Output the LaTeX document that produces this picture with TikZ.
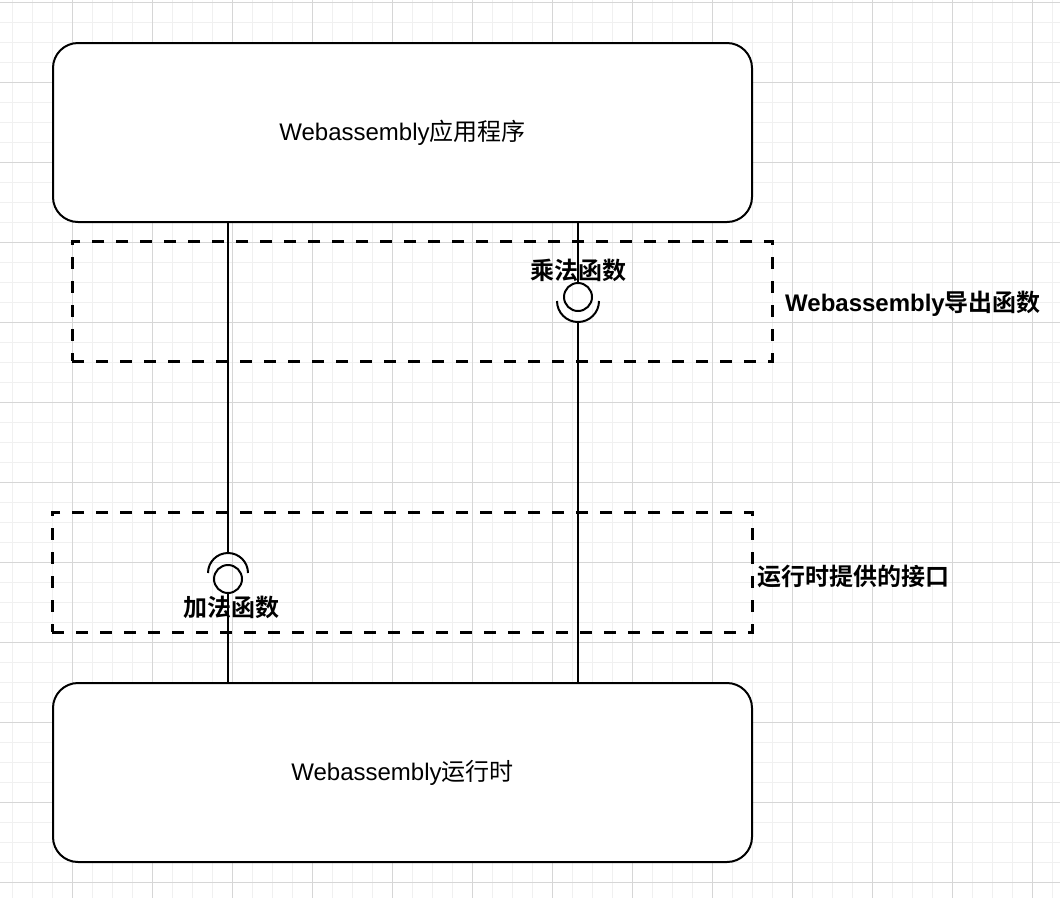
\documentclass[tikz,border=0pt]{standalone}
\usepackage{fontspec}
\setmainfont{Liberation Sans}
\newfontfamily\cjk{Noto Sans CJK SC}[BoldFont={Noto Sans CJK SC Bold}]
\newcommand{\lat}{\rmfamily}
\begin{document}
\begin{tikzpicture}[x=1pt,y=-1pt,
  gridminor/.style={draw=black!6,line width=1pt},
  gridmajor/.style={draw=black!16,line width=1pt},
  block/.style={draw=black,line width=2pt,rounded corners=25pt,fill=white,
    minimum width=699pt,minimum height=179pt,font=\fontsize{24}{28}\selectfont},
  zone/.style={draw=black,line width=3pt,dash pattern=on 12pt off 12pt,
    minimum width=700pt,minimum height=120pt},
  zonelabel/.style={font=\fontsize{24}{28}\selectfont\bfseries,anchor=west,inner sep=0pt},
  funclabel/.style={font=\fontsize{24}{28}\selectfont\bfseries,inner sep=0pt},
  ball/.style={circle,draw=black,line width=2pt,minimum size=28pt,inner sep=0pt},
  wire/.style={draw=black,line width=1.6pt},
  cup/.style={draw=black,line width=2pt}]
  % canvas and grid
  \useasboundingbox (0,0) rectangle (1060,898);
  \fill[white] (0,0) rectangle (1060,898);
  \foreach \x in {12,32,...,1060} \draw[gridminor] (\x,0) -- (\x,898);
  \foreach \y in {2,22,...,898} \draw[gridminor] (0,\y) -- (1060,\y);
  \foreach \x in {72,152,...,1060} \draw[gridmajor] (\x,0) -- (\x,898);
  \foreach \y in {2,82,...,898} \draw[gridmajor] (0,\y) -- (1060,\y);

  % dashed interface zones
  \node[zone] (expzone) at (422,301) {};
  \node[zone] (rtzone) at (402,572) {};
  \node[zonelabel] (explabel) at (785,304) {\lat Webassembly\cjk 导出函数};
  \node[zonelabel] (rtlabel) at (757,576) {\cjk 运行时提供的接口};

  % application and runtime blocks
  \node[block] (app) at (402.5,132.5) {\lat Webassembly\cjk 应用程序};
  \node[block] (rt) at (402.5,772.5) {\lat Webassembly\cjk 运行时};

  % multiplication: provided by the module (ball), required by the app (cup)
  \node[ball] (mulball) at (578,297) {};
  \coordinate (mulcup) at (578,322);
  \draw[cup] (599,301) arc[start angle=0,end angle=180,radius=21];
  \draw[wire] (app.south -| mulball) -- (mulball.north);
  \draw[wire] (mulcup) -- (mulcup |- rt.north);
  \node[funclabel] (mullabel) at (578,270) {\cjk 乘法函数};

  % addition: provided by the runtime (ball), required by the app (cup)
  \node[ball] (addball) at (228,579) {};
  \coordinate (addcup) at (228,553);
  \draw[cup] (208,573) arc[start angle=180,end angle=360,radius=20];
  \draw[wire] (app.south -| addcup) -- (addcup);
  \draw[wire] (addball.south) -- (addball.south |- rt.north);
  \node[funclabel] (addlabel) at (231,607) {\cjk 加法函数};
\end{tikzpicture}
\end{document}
---
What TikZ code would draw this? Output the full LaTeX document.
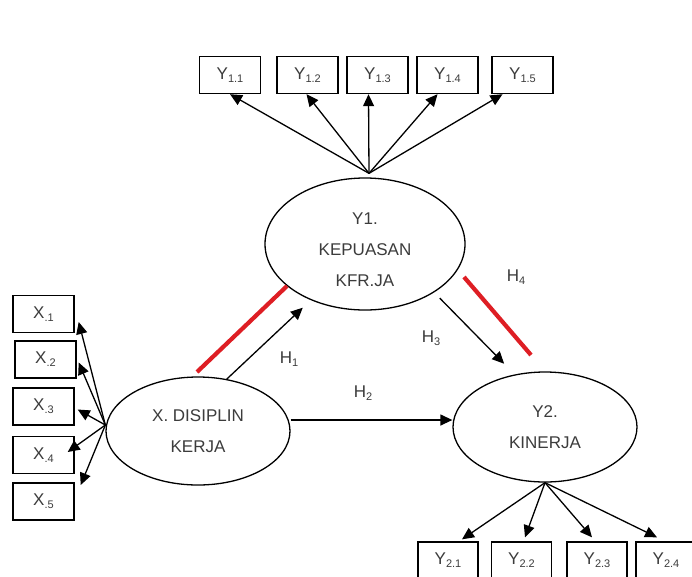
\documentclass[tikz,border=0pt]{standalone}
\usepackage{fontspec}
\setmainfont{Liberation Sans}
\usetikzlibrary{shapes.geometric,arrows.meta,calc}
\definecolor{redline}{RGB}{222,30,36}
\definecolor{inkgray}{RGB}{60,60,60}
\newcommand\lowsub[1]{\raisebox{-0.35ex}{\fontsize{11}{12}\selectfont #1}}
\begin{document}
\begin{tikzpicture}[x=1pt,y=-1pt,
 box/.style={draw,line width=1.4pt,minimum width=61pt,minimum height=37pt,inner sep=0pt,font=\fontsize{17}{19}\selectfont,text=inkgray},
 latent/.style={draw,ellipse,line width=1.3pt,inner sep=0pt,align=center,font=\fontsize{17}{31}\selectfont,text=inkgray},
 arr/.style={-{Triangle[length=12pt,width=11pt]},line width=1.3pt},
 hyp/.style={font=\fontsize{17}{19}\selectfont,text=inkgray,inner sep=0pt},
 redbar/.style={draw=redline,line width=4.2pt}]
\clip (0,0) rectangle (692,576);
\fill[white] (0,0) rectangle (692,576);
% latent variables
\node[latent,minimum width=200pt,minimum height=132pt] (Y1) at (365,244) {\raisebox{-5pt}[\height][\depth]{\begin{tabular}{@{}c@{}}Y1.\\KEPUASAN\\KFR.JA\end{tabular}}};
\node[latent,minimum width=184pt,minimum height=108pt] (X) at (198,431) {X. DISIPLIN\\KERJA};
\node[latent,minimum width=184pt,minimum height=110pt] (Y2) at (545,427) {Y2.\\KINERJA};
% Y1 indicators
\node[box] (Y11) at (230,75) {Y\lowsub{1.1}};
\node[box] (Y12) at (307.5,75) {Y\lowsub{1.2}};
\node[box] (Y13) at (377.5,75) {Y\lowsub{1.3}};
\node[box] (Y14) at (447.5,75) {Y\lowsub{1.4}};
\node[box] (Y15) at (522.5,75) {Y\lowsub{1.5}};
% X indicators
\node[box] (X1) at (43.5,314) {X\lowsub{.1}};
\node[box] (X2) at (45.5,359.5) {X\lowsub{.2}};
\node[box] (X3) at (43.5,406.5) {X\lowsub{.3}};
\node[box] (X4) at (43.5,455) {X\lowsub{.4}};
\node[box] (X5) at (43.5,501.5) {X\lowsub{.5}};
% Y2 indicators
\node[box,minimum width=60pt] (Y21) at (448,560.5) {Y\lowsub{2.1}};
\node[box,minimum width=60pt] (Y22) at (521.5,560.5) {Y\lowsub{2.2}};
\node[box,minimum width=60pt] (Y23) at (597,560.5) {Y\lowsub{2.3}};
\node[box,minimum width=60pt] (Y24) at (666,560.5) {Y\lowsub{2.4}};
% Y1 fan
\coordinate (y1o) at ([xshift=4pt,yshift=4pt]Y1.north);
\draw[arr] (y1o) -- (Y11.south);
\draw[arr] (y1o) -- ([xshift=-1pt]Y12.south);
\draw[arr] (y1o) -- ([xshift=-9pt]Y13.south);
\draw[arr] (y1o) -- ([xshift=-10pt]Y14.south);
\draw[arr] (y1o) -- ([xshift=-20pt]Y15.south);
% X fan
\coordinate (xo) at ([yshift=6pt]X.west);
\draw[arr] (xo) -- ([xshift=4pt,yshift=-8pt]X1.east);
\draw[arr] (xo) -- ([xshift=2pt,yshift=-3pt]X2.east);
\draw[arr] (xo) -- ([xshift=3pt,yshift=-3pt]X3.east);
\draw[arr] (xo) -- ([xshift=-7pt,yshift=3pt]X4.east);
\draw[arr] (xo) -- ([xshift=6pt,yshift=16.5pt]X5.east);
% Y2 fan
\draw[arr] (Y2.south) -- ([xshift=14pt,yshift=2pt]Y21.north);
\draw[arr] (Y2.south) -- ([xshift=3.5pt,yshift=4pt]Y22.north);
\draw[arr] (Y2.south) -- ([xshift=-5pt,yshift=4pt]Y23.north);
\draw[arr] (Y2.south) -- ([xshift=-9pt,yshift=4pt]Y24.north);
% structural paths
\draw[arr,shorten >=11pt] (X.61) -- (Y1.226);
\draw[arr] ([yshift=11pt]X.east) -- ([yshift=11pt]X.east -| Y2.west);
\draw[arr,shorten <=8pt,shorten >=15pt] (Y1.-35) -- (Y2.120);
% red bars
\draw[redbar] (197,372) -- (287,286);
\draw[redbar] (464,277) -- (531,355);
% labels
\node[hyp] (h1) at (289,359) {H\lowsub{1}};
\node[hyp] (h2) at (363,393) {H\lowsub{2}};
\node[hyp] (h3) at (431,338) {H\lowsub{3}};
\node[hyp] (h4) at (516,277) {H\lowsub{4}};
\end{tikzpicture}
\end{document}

▸ **Short problem**
Nothing but the lines from the one containing "Output the LaTeX" through the one containing "(mullabel) at (578,270)" should appear in your copy, exactly as written and without pictures.

▸ **Exercise solution**
Output the LaTeX document that produces this picture with TikZ.
\documentclass[tikz,border=0pt]{standalone}
\usepackage{fontspec}
\setmainfont{Liberation Sans}
\newfontfamily\cjk{Noto Sans CJK SC}[BoldFont={Noto Sans CJK SC Bold}]
\newcommand{\lat}{\rmfamily}
\begin{document}
\begin{tikzpicture}[x=1pt,y=-1pt,
  gridminor/.style={draw=black!6,line width=1pt},
  gridmajor/.style={draw=black!16,line width=1pt},
  block/.style={draw=black,line width=2pt,rounded corners=25pt,fill=white,
    minimum width=699pt,minimum height=179pt,font=\fontsize{24}{28}\selectfont},
  zone/.style={draw=black,line width=3pt,dash pattern=on 12pt off 12pt,
    minimum width=700pt,minimum height=120pt},
  zonelabel/.style={font=\fontsize{24}{28}\selectfont\bfseries,anchor=west,inner sep=0pt},
  funclabel/.style={font=\fontsize{24}{28}\selectfont\bfseries,inner sep=0pt},
  ball/.style={circle,draw=black,line width=2pt,minimum size=28pt,inner sep=0pt},
  wire/.style={draw=black,line width=1.6pt},
  cup/.style={draw=black,line width=2pt}]
  % canvas and grid
  \useasboundingbox (0,0) rectangle (1060,898);
  \fill[white] (0,0) rectangle (1060,898);
  \foreach \x in {12,32,...,1060} \draw[gridminor] (\x,0) -- (\x,898);
  \foreach \y in {2,22,...,898} \draw[gridminor] (0,\y) -- (1060,\y);
  \foreach \x in {72,152,...,1060} \draw[gridmajor] (\x,0) -- (\x,898);
  \foreach \y in {2,82,...,898} \draw[gridmajor] (0,\y) -- (1060,\y);

  % dashed interface zones
  \node[zone] (expzone) at (422,301) {};
  \node[zone] (rtzone) at (402,572) {};
  \node[zonelabel] (explabel) at (785,304) {\lat Webassembly\cjk 导出函数};
  \node[zonelabel] (rtlabel) at (757,576) {\cjk 运行时提供的接口};

  % application and runtime blocks
  \node[block] (app) at (402.5,132.5) {\lat Webassembly\cjk 应用程序};
  \node[block] (rt) at (402.5,772.5) {\lat Webassembly\cjk 运行时};

  % multiplication: provided by the module (ball), required by the app (cup)
  \node[ball] (mulball) at (578,297) {};
  \coordinate (mulcup) at (578,322);
  \draw[cup] (599,301) arc[start angle=0,end angle=180,radius=21];
  \draw[wire] (app.south -| mulball) -- (mulball.north);
  \draw[wire] (mulcup) -- (mulcup |- rt.north);
  \node[funclabel] (mullabel) at (578,270) {\cjk 乘法函数};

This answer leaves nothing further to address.